Boondoggle Multipliers

I’m surprised there weren’t any howls out of Washington today about Citi’s plans to pay its employees for the recognition trips they missed.

You remember the fuss that Barney Frank and others kicked up about several trips they had planned to warm weather locales for their high performers. Faced with his populist pomposity Citi cancelled the trips.

I guess they still thought their people deserved something though. Reuters reports that they plan to give them cash instead of the trips.

Citigroup Inc is paying about $13 million to compensate employees who had been expected to go on various trips that were later canceled, a person familiar with the matter said on Monday.

The bank is paying 1,900 employees of its Primerica Financial Services unit $5,000 each, after canceling a February trip for top agents to a Bahamas resort, according to the person, who declined to be named because the information is not public. 

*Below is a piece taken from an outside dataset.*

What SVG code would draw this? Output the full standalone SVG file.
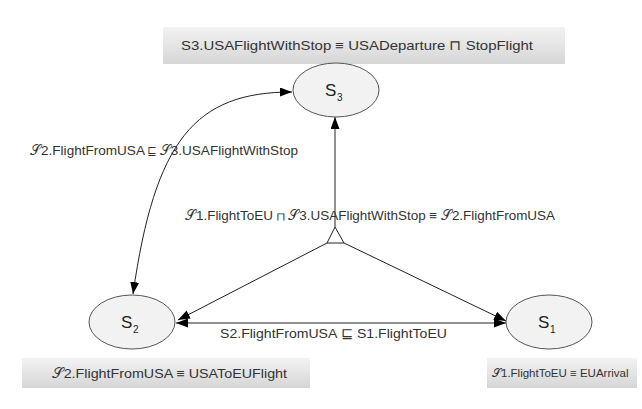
<svg xmlns="http://www.w3.org/2000/svg" width="642" height="409" viewBox="0 0 642 409">
<defs>
<linearGradient id="boxg" x1="0" y1="0" x2="0" y2="1">
<stop offset="0" stop-color="#f2f2f2"/>
<stop offset="1" stop-color="#d6d6d6"/>
</linearGradient>
<marker id="ah" markerUnits="userSpaceOnUse" markerWidth="13" markerHeight="10" refX="12" refY="4.5" orient="auto-start-reverse">
<path d="M0,0 L12,4.5 L0,9 z" fill="#000"/>
</marker>
<style>
.box{fill:url(#boxg);stroke:none}
.node{fill:#f2f2f2;stroke:#555;stroke-width:1}
.lbl{font-family:"Liberation Sans",Arial,sans-serif;font-size:13.5px;fill:#333}
.small{font-size:11.5px}
.conn{fill:none;stroke:#222;stroke-width:1}
.sn{font-family:"Liberation Sans",Arial,sans-serif;font-size:17px;fill:#222}
.sub{font-family:"Liberation Sans",Arial,sans-serif;font-size:10px;fill:#222}
</style>
</defs>
<rect width="642" height="409" fill="#fff"/>
<g id="box-top">
<rect class="box" x="163" y="27" width="402" height="37"/>
<text class="lbl" x="181" y="50" textLength="352" lengthAdjust="spacingAndGlyphs">S3.USAFlightWithStop ≡ USADeparture ⊓ StopFlight</text>
</g>
<g id="box-s2">
<rect class="box" x="22" y="358" width="288" height="30"/>
<text class="lbl" x="52" y="378" textLength="235" lengthAdjust="spacingAndGlyphs">𝒮2.FlightFromUSA ≡ USAToEUFlight</text>
</g>
<g id="box-s1">
<rect class="box" x="487" y="358" width="150" height="30"/>
<text class="lbl small" x="492" y="377">𝒮1.FlightToEU ≡ EUArrival</text>
</g>
<g id="connectors">
<line class="conn" x1="335" y1="227" x2="335" y2="117" marker-end="url(#ah)"/>
<polygon points="335,227 327,243 344,243" fill="#fff" stroke="#222" stroke-width="1"/>
<line class="conn" x1="327" y1="243" x2="178" y2="320" marker-end="url(#ah)"/>
<line class="conn" x1="344" y1="243" x2="506" y2="321" marker-end="url(#ah)"/>
<line class="conn" x1="176" y1="323" x2="506" y2="323" marker-start="url(#ah)" marker-end="url(#ah)"/>
<path class="conn" d="M133,294 C155,140 195,92 292,92" marker-start="url(#ah)" marker-end="url(#ah)"/>
<text class="lbl" x="30" y="155" textLength="268" lengthAdjust="spacingAndGlyphs">𝒮2.FlightFromUSA ⊑ 𝒮3.USAFlightWithStop</text>
<text class="lbl" x="185" y="220" textLength="370" lengthAdjust="spacingAndGlyphs">𝒮1.FlightToEU ⊓ 𝒮3.USAFlightWithStop ≡ 𝒮2.FlightFromUSA</text>
<text class="lbl" x="220" y="338" textLength="227" lengthAdjust="spacingAndGlyphs">S2.FlightFromUSA ⊑ S1.FlightToEU</text>
</g>
<g id="S3">
<ellipse class="node" cx="336" cy="90" rx="43" ry="27"/>
<text class="sn" x="325" y="96">S</text><text class="sub" x="337" y="101">3</text>
</g>
<g id="S2">
<ellipse class="node" cx="132" cy="322" rx="43" ry="27"/>
<text class="sn" x="121" y="328">S</text><text class="sub" x="133" y="333">2</text>
</g>
<g id="S1">
<ellipse class="node" cx="549" cy="322" rx="43" ry="27"/>
<text class="sn" x="538" y="328">S</text><text class="sub" x="550" y="333">1</text>
</g>
</svg>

Citigroup also awarded employees of its Smith Barney unit $3.5 million of debit cards in lieu of trips, the person said.

As the politicians like to remind us, money is fungible. So this has to represent an expenditure of TARP funds as well. Right? So can we expect Nanny Barney to start hectoring Citi about this one? He has to if he’s going to be consistent.

But, seriously, wouldn’t it have been much better for the economy if they just took the trips. Think about it, all these people go to a hotel, spend not just Citi’s money (oops the taxpayers money — forgot the politically correct phrasing there) but also some of their own. Maids and bartenders get extra shifts to handle the business and the tips flow.

The hotel workers and other businesses turn around and spend some of the money the Citi people are spreading around and so on and so on. Isn’t that how it’s supposed to work.

But noooo, a certain Congressman has to get on his soapbox and rant about pampering the rich with the taxpayers money and poof goes the trip. So what do you think the employees are going to do with this money now. If you guess along with me that they don’t feel real good right now about their future, then we probably agree as well that the money goes right into their savings account.

There’s a little lesson here about government interference, multipliers and central planning.